Peşinden sürüklemek : Birinin veya birçoklarının arkasından gelmesini sağlamak.
Peşini bırakmak (bırakmamak) : Bir kişiyi, bir şeyi izlemekten vazgeçmek ( vazgeçmemek).
Peşkeş çekmek : Birine yaranmak için, kendisinin ya da başkasının malını ona vermek.
Peştemal kuşatmak : Usta olmaya hak kazanan çırağa, ustası tarafından iş yapma izni verilmek.
Pey sürmek (vermek) : Açık artırma ile satılan bir şey için önceden bir miktar para vermek ya da önermekle alıcı olduğunu bildirmek.
Peynir ekmek gibi yemek : Kolayca atlatmak, savuşturmak.
Pılı (pılıyı) pırtıyı toplamak : Tüm eşyasını toplayarak gitme hazırlığı yapmak.
Pili bitmek : Güçsüz kalmak, yaşlanmak.
Pineklemek : Miskin miskin oturmak.
Pire için (pireye kızıp) yorgan yakmak : Önemsiz bir durum karşısında kızarak, kendisine daha büyük zarar verecek davranışta bulunmak.
Pireyi deve yapmak (etmek) : Önemsiz bir olayı büyütmek.
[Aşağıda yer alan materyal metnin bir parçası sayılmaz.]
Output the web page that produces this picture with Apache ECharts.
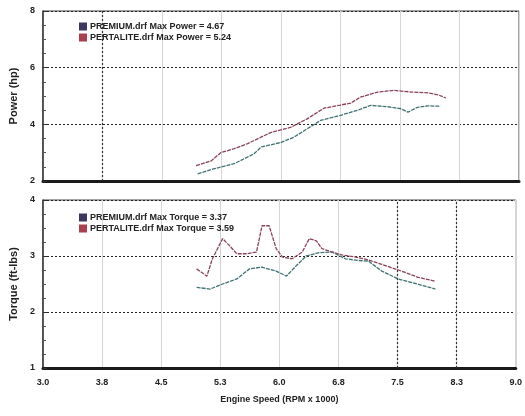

Pirüpak olmak : 1. Rahatlamak, huzura kavuşmak, tamamen kurtulmak. 2.Tertemiz olmak.
Pis pis gülmek : Sinir bozucu bir şekilde arsız arsız gülmek.
Pisi pisine : Boş yere.
Pişirip kotarmak : Bir işi sonuçlandırmak, tamamlamak.
Pişkinliğe vurmak : Kötü bir davranışa ya da söze aldırmamak.
Pişmiş aşa su katmak : Yoluna girmiş işi bozmak.
Pişmiş kelle gibi sırıtmak : Dişlerini göstererek yersiz ve aptalca gülmek.
Posasını çıkarmak : 1. Birini sürekli sömürmek. 2. Birini ya da bir konuyu çok ince detayına kadar eleştirmek. 3. Birini insafsızca dövmek. 4. Üzüm ve benzeri meyveleri ezerek suyunu çıkarmak.
Posta etmek : İstemese de birini, bir yere göndermek üzere birine teslim etmek.
Posta koymak (atmak) : Birini korkutmak, gözdağı vermek.
Postalamak : 1. Bir bahaneyle gitmesini sağlamak. 2. Göndermek, yollamak.
Postu deldirmek : Kurşunla vurulmak, yaralanmak, ölmek.
Postu sermek : Gittiği yerde saygısızca ve sorumsuzca uzun süre kalmak.
Pot kırmak (gaf yapmak) : Yersiz ve karşısındakine dokunacak söz söylemek.
Poz atmak (kesmek,yapmak) : Yapmacık davranmak, çalım satmak, rol yapmak.
Punduna getirmek (pundunu bulmak) : Bir şeyi yapmak için en uygun zamanı seçmek, fırsatını yakalamak.
Pusu kurmak : Birine saldırmak için, bir yere gizlenip beklemek. Tuzağa düşürmek için gizlenmek, sinmek, bunun için uygun zamanı beklemek.
Pusulayı şaşırmak : 1. Ne yapacağını bilemez duruma gelmek, zor bir duruma düşmek. 2. Doğru yoldan ayrılmak, yanlış yola düşmek, ahlak dışı davranışlar içine girmek.
Pusuya düşürmek : Tuzağa düşürüp kötülük etmek.
Put kesilmek : Olduğu yerde, kımıldamadan, sessizce durmak.
Püf noktası : Bir işin gözden uzak tutulamaması gereken en ince ve önemli yeri, çözümü için bilinmesi gereken inceliği.
Püsküllü bela : Dert, sıkıntı ya da zarar kaynağı olan kişi ya da şey, büyük dert.